12 years

In 2018, the UN Panel on Climate Change said that we had 12 years to make meaningful progress on CO2 emissions reductions and change the course of climate change. Around that same time, my son had just turned 16, and I was starting to really envision what he was going to look like as an adult, and how he’d respond to the world. 

The mental math, that he’ll be 28 at the end of this 12 year period, combined with this crystalized understanding of what he’ll look like as an adult, brought about a sense of dread. Compounded with our current political realities blocking meaningful progress, transformed my dread into something much more resigned.
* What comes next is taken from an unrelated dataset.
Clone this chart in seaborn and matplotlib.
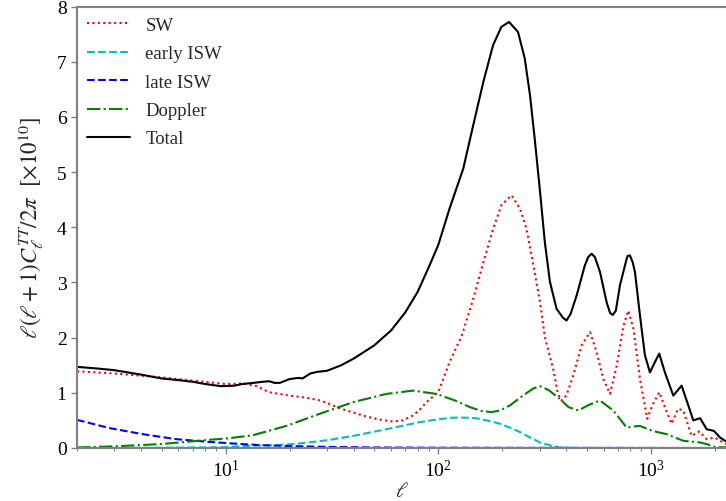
import numpy as np
import pandas as pd
import seaborn as sns
import matplotlib
matplotlib.use("Agg")
import matplotlib.pyplot as plt

# ---------------- data ----------------
ell_total = [2, 2.5, 3, 4, 5, 6, 7, 8, 9.5, 11, 12, 13.5, 15, 16, 17, 18, 20, 22, 23, 25, 27, 30,
             35, 40, 50, 60, 70, 80, 91, 100, 113, 131, 146, 163, 181, 198, 215, 237, 255, 270,
             285, 301, 317, 335, 360, 386, 401, 419, 447, 489, 507, 526, 545, 576, 619, 642, 661,
             684, 715, 769, 777, 796, 820, 841, 888, 937, 989, 1045, 1094, 1163, 1274, 1394,
             1499, 1582, 1703, 1828, 1979, 2113, 2254]
cl_total = [1.47, 1.44, 1.41, 1.33, 1.26, 1.23, 1.20, 1.16, 1.12, 1.13, 1.16, 1.18, 1.20, 1.21,
            1.18, 1.18, 1.25, 1.27, 1.26, 1.35, 1.38, 1.40, 1.50, 1.62, 1.86, 2.13, 2.46, 2.83,
            3.31, 3.68, 4.34, 5.06, 5.85, 6.64, 7.30, 7.63, 7.72, 7.54, 7.06, 6.39, 5.55, 4.64,
            3.73, 3.01, 2.52, 2.36, 2.31, 2.43, 2.76, 3.31, 3.46, 3.52, 3.46, 3.19, 2.64, 2.45,
            2.41, 2.49, 2.95, 3.43, 3.48, 3.49, 3.37, 3.19, 2.40, 1.68, 1.37, 1.56, 1.71, 1.37,
            0.95, 1.13, 0.77, 0.50, 0.54, 0.34, 0.31, 0.19, 0.12]

ell_sw = [2, 3, 5, 7, 10, 12, 14, 16, 20, 24, 28, 35, 44, 52, 61, 68, 76, 82, 88, 100, 113, 129,
          146, 163, 181, 198, 221, 242, 260, 280, 301, 317, 347, 365, 380, 400, 431, 472, 517,
          555, 597, 642, 690, 742, 783, 827, 888, 960, 1015, 1094, 1187, 1250, 1342, 1420, 1552,
          1686, 1828, 1990, 2254]
cl_sw = [1.39, 1.35, 1.28, 1.22, 1.16, 1.17, 1.12, 1.01, 0.95, 0.91, 0.86, 0.71, 0.59, 0.52,
         0.48, 0.50, 0.59, 0.70, 0.83, 1.01, 1.56, 2.04, 2.70, 3.37, 3.97, 4.40, 4.58, 4.34,
         3.97, 3.31, 2.64, 2.01, 1.43, 0.98, 0.86, 0.95, 1.31, 1.86, 2.10, 1.74, 1.25, 0.98,
         1.49, 2.21, 2.49, 2.16, 1.25, 0.53, 0.77, 1.01, 0.65, 0.44, 0.71, 0.68, 0.22, 0.30,
         0.16, 0.19, 0.07]

ell_eisw = [2, 5, 10, 13, 17, 22, 30, 40, 57, 82, 100, 117, 135, 150, 169, 195, 220, 242, 270,
            301, 340, 373, 450, 2254]
cl_eisw = [0.0, 0.005, 0.015, 0.04, 0.05, 0.08, 0.14, 0.22, 0.34, 0.47, 0.52, 0.55, 0.55, 0.54,
           0.50, 0.44, 0.36, 0.29, 0.19, 0.10, 0.04, 0.01, 0.0, 0.0]

ell_lisw = [2, 2.85, 4.08, 5.86, 8.4, 12, 15, 20, 30, 50, 100, 2254]
cl_lisw = [0.51, 0.36, 0.25, 0.16, 0.11, 0.07, 0.05, 0.035, 0.02, 0.01, 0.005, 0.0]

ell_dop = [2, 3, 4.9, 6.5, 8.4, 10, 13.4, 19.3, 27.7, 39.7, 57, 76, 98, 120, 141, 160, 178, 195,
           217, 250, 280, 301, 330, 373, 410, 455, 510, 576, 665, 769, 830, 888, 1015, 1187,
           1420, 1703, 1831, 2000, 2254]
cl_dop = [0.01, 0.03, 0.07, 0.11, 0.15, 0.17, 0.23, 0.40, 0.62, 0.83, 0.98, 1.04, 0.98, 0.86,
          0.74, 0.67, 0.65, 0.68, 0.77, 0.95, 1.08, 1.12, 1.05, 0.89, 0.74, 0.68, 0.78, 0.86,
          0.68, 0.37, 0.39, 0.40, 0.31, 0.25, 0.13, 0.10, 0.07, 0.02, 0.01]

series_names = ["SW", "early ISW", "late ISW", "Doppler", "Total"]
y_ticks = [0, 1, 2, 3, 4, 5, 6, 7, 8]

# ---------------- style ----------------
sns.set_style("ticks")
plt.rcParams["font.family"] = ["Liberation Serif", "DejaVu Serif"]
plt.rcParams["mathtext.fontset"] = "stix"

fig = plt.figure(figsize=(7.26, 5.02), dpi=100)
ax = fig.add_axes([77 / 726, 1 - 449 / 502, 1 - 77 / 726, (449 - 7.5) / 502])

series = [
    (ell_sw, cl_sw, series_names[0], "red", (0, (1, 1.6))),
    (ell_eisw, cl_eisw, series_names[1], "c", (0, (3.7, 1.6))),
    (ell_lisw, cl_lisw, series_names[2], "blue", (0, (3.7, 1.6))),
    (ell_dop, cl_dop, series_names[3], "green", (0, (6.4, 1.6, 1, 1.6))),
    (ell_total, cl_total, series_names[4], "black", "-"),
]
for x, y, name, col, ls in series:
    df = pd.DataFrame({"ell": x, "cl": y})
    sns.lineplot(data=df, x="ell", y="cl", ax=ax, color=col, linestyle=ls,
                 linewidth=1.5, label=name, sort=False, estimator=None)

ax.set_xscale("log")
ax.set_xlim(2, 2254)
ax.set_ylim(0, 8)
ax.set_yticks(y_ticks)

spine_col = "#808080"
for s in ["left", "bottom", "top"]:
    ax.spines[s].set_color(spine_col)
    ax.spines[s].set_linewidth(1.5)
ax.spines["right"].set_visible(False)
ax.tick_params(axis="both", which="both", colors=spine_col, labelcolor="black",
               labelsize=14, direction="out")
ax.tick_params(axis="both", which="major", length=4, width=1)
ax.tick_params(axis="x", which="minor", length=2.5, width=0.8)

ax.set_xlabel(r"$\ell$", fontsize=15, labelpad=2)
ax.set_ylabel(r"$\ell(\ell+1)C_\ell^{TT}/2\pi\ \ [\times 10^{10}]$", fontsize=16.5, labelpad=8)

leg = ax.legend(loc="upper left", frameon=False, fontsize=13.5, handlelength=2.3,
                labelspacing=0.6, borderaxespad=0.15)

fig.savefig("out.png", dpi=100)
Depression and, more significantly, hopelessness took hold, and I looked for meaning in this. I tried to find a description for this experience, and found a word invented by the philosopher Glenn Albrecht: Solastalgia. It is the pain caused by nostalgia for the current state of one’s home, driven by the loss that is expected from Climate Change. The uniqueness of this pain is that it’s set in before we experience the full thrust of the change. 

This feeling, depression, can be quite isolating in middle America, where trust in the science of Climate Change is quite low. It’s easy to feel an otherness in family gatherings, public spaces, and so on, as it becomes clear that many if not most around you don’t share your dread.

In response to this emotional state, I’ll be visually journaling in my latest ongoing project, Solastalgia.